A British policy shift that could allow individual railroad operators to own track has raised fresh questions about how the privatization program for British Rail ultimately will take shape.
Under the terms of the sell-off plan for state-owned British Rail - which provides virtually all rail service in Britain - the railroad would be broken into 25 regional passenger franchises and three freight services that would be auctioned off.Beginning April 1, all stations and track would be controlled by a separate government-owned entity known as Railtrack. Purchasers of passenger franchises or the freight services would pay a fee to Railtrack for the use of its assets.
It was originally envisioned that Railtrack would own and control all the track, but earlier this week the government cleared the way for a budding rail group - known as the Central Railway Group - to negotiate for the purchase of track in the Midlands, southern England including London and up to the Channel Tunnel, which opens this spring.
An official with the Department of Transport said it was now up to railroad operators to negotiate with Railtrack for the purchase of track and for Railtrack to decide whether it was in the company's interest to part with certain routes.
"The bottom line is that it's for Railtrack to say yea or nay," the official said.
But, Michael Butcher, managing director at Central Railway, said that unless private investors were given a substantial degree of control over their investment the privatization program was headed for trouble.
"You wouldn't expect private investors to put up money for something they didn't own and we're trying to attract as much private capital as possible," Mr.

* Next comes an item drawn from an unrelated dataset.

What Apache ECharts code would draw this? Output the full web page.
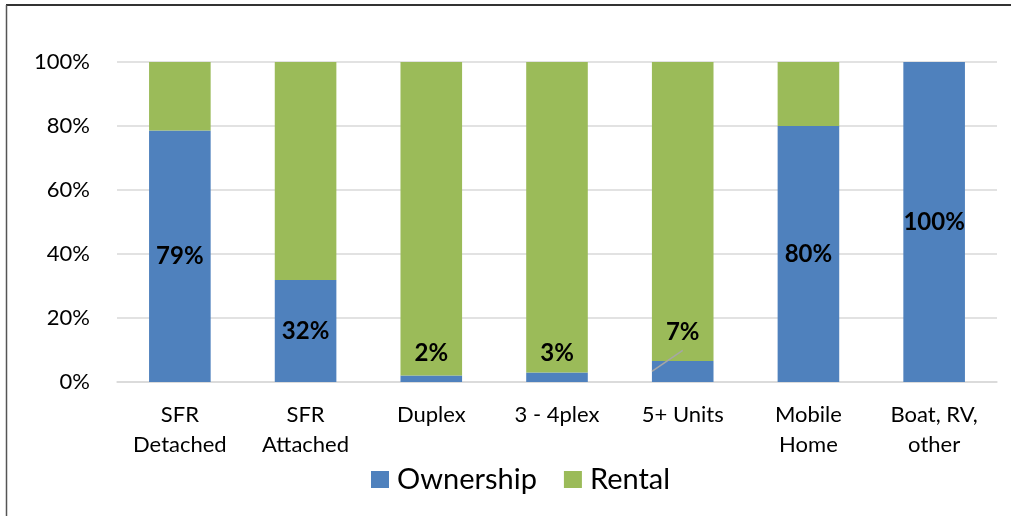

Butcher said.
The company - which would be a "piggyback" operator carrying trucks on flatcars - estimates it will need to spend UK2.1 billion ($3.15 billion) to buy up existing lines, build underground rail tunnels and refurbish old tracks.
"What we're looking to do is acquire the corridor," Mr. Butcher said.
But Railtrack Chairman Robert Horton earlier this week indicated opposition to the sell-off of his company's track to rail operators. In a speech to Chartered Institute of Transport in London, Mr. Horton said Railtrack would be responsible for safety and for preserving the network.
There is "no necessary logic" to a vertically integrated company comprising rail and track, he said, alluding to the fact that British Airways has achieved a high degree of success without owning Heathrow Airport.
He said separation of track and railroads will make it easier to calculate costs, maintain high levels of safety and allow for competition across routes.
Shipper groups, too, have expressed concern that should a private railroad purchase track, it would have little incentive to offer access to competitors at reasonable rates.